Olduvai Gorge monument and museum
In July 2019, the Olduvai Gorge Monument was erected at the turnoff to Olduvai Gorge from the road which connects Ngorongoro Conservation Area and Serengeti National Park (a route traveled by safari-goers). Eng. Joshua Mwankunda conceived the idea of erecting a monument to commemorate this significant site while also serving as a signpost and attracting visitors to the Olduvai Gorge and museum; paleoanthropologists Nicholas Toth, Kathy Schick, and Jackson Njau planned and provided life-size fossil casts at the request of the Tanzanian government, which were used by the celebrated Tanzanian artist Festo Kijo to create the two large concrete skulls. The monument consists of two large-scale models of fossil skulls which sit atop a large pedestal with an informative plaque mounted on the side of the pedestal. The fossil skulls depicted are Paranthropus boisei and Homo habilis, two contemporary species which were first discovered at Olduvai Gorge. The large-scale models created by Kijo are each 6 feet tall and weigh 5,000 pounds. The monument project was funded by the Stone Age Institute and the John Templeton Foundation, in partnership with the Ngorongoro Conservation Area Authority (NCAA).
The Olduvai Gorge Museum, located 5 km beyond the monument, is situated on the rim of the gorge at the junction of the main gorge and the side gorge. As one of the largest onsite museums in Africa, the museum provides educational exhibits related to the gorge and its long history.

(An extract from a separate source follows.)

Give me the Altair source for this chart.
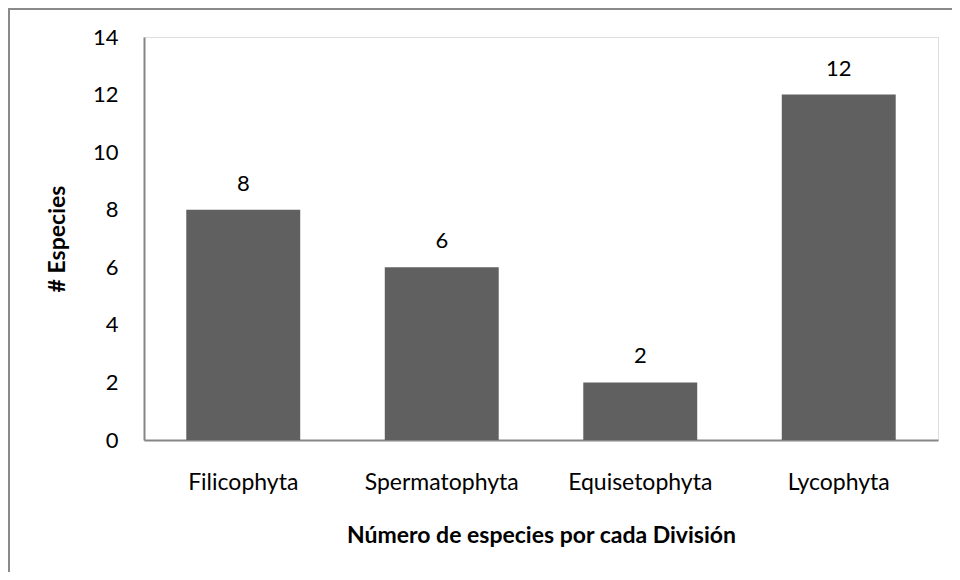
import altair as alt
import pandas as pd

divisiones = ["Filicophyta", "Spermatophyta", "Equisetophyta", "Lycophyta"]
especies = [8, 6, 2, 12]

df = pd.DataFrame({"division": divisiones, "especies": especies})

FONT = "Lato"
W, H = 794, 403
PL, PT, PR, PB = 136, 29, 14, 132

x = alt.X("division:N", sort=divisiones,
          scale=alt.Scale(paddingInner=0.426, paddingOuter=0.213),
          axis=alt.Axis(title="Número de especies por cada División", labelAngle=0,
                        labelFontSize=23, labelFont=FONT, labelColor="#000000",
                        labelBaseline="alphabetic", labelPadding=49, ticks=False,
                        titleFont=FONT, titleFontSize=23, titleFontWeight="bold",
                        titleColor="#000000", titleBaseline="alphabetic",
                        titleX=W / 2, titleY=102, titleAlign="center",
                        domainColor="#868686", domainWidth=2, grid=False))
y = alt.Y("especies:Q", scale=alt.Scale(domain=[0, 14]),
          axis=alt.Axis(title="# Especies", values=[0, 2, 4, 6, 8, 10, 12, 14],
                        labelFontSize=22, labelFont=FONT, labelColor="#000000",
                        labelPadding=26, ticks=False,
                        titleFont=FONT, titleFontSize=23, titleFontWeight="bold",
                        titleColor="#000000", titleBaseline="alphabetic",
                        titleAngle=270, titleX=-80, titleY=H / 2, titleAlign="center",
                        domainColor="#868686", domainWidth=2, grid=False))

bars = alt.Chart(df).mark_bar(color="#606060").encode(x=x, y=y)
labels = alt.Chart(df).mark_text(font=FONT, fontSize=22, color="#000000",
                                 baseline="alphabetic", dy=-19).encode(
    x=alt.X("division:N", sort=divisiones), y="especies:Q", text="especies:Q")

top_line = alt.Chart(df).mark_rule(stroke="#8a8a8a", strokeWidth=2).encode(
    x=alt.value(-PL), x2=alt.value(W + PR), y=alt.value(-PT + 1))
left_line = alt.Chart(df).mark_rule(stroke="#8a8a8a", strokeWidth=2).encode(
    x=alt.value(-PL + 1), y=alt.value(-PT), y2=alt.value(H + PB))

chart = alt.layer(top_line, left_line, bars, labels).properties(
    width=W, height=H,
    autosize=alt.AutoSizeParams(type="none"),
    padding={"left": PL, "top": PT, "right": PR, "bottom": PB},
).configure_view(stroke=None).configure(background="#ffffff")

chart.save("out.html", embed_options={"renderer": "svg", "actions": False})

IUGS geological heritage site
In respect of the presence of ‘palaeoanthropological sites indicating early hominin development and activities’, the International Union of Geological Sciences (IUGS) included the ‘Palaeoanthropological Sites of Human Evolution of Laetoli – Olduvai Gorge’ in its assemblage of 100 ‘geological heritage sites’ around the world in a listing published in October 2022. The organisation defines an IUGS Geological Heritage Site as ‘a key place with geological elements and/or processes of international scientific relevance, used as a reference, and/or with a substantial contribution to the development of geological sciences through history.’